Christianity, Judaism, and Islam ultimately all believe in the same God. Interestingly, too, in the popular mind they also all tend to conceive of God in the same way, namely, as male, celibate, and not being particularly happy.
Well, the gender of God is not something we can ever conceptualize. God is neither male or female, nor some androgynous mix of gender. So how can we conceptualize God’s gender? We can’t, pure and simple. Classically we’ve spoken of God as male, even as we know that this isn’t exactly true because we affirm, dogmatically, that God is ineffable, incapable of ever being captured in any concept. That also holds true for our notion of God as celibate, as not having a wife. How masculinity and femininity interrelate in God is also ineffable, incapable of being conceived of, but we know God is not simply a male celibate.
But what about that other popular notion, namely, that God is not particularly happy, especially with us?
Here we have a clear answer: God is happy. How can God not be? If God is perfect oneness, perfect goodness, perfect truth, perfect beauty, and perfect fullness in every way, how then can God not be perfect happiness?
An unhappy God would not be God for such a God would be lacking the power to make Himself (pardon the pronoun) happy. Not a minor inadequacy for God. So a perfect God is also a perfectly happy God. But that’s a metaphysical statement.
We can still ask, is God happy emotionally and is God happy with us? Mustn’t God frown at times and shake his head in disappointment at our behavior? Surely God can’t be happy with a lot that goes on in our world. God can’t be happy in the face of sin.
Well, just as in every other thing about God, there are things here we cannot comprehend. However, this much must be affirmed, both from what’s deepest in revelation in our scriptures and from the testimony of countless good people: God is happy!
God is not habitually disappointed with us, frowning at our weaknesses, and sending the majority of us to hell. Rather, God is like the loving parent of a little child, forever luring us forwards, delighting in our energy, wanting us to flourish, saddened when we act in ways that bring unhappiness to others and to ourselves, but understanding of weakness rather than angry and unhappy.
Julian of Norwich, the famed mystic, describes God this way:
God sits in heaven, smiling, completely relaxed, his face looking like a marvelous symphony.

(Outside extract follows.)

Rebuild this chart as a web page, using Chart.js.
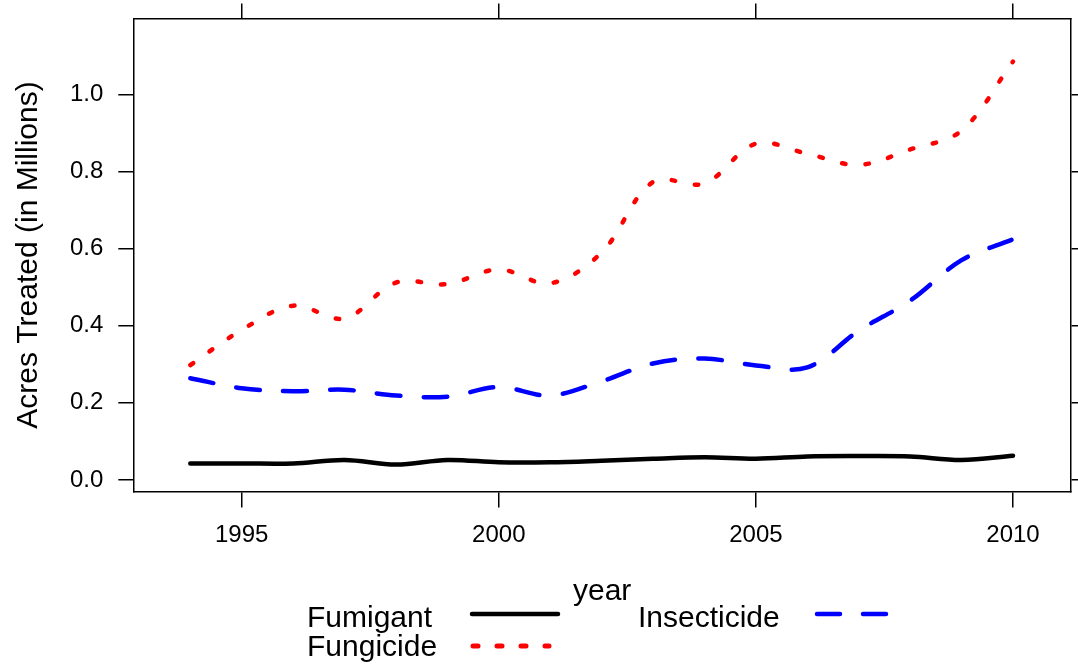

When I first read this passage some years ago, I was taken aback both by the concept of God as smiling and by the image of God as relaxed. I had never thought of God as “relaxed”. Surely with all that’s happening in our world and surely with all the betrayals, large and small, in our lives, God must be tense, frustrated and anxious. It’s difficult but easier to picture God as smiling (at least sometimes), but it’s exceedingly difficult to picture God as relaxed, as not being tense about all that’s wrong with us and our world.
Here’s my journey in grappling with that. I was wonderfully blessed in my religious background. From my parents and family, through the parish community I grew up in, through the Ursuline nuns who taught me in school, you couldn’t have ordered a more-ideal faith milieu. I experienced faith and religion being lived out in real life in a way that gave it credibility and made it attractive.
My seminary training and theological studies strongly reinforced that. But, all that time, underneath, there was a picture of a God who wasn’t very happy and who smiled only when the occasion merited it, which wasn’t very often.
The consequence of that in my life was an anxious attempt always to measure up, to be good enough, to not make God unhappy, and to earn God’s approval and affection. But of course, we can never be good enough, never measure up, and so it’s natural to believe that God is never really happy with us and never really happy at all.
In theory, of course, we know better. We tend to have a healthier concept of God theoretically; but the heart is not so easy to bring onside. It’s hard to feel inside myself that God is happy, happy with us, happy with me.
It has taken me seventy years to realize, accept, take consolation in, and finally bathe in the fact that God is happy. I’m not sure what pulled all the triggers inside me that helped me make that shift, but the fact that God is happy comes to me now whenever I’m praying whole-heartedly, nakedly, and sincerely. It’s also what comes to me when I look at the saints in my life, those men and women whom I most look up to in faith, who reflect the face of God for me. They’re happy, relaxed, and not perpetually frowning in displeasure.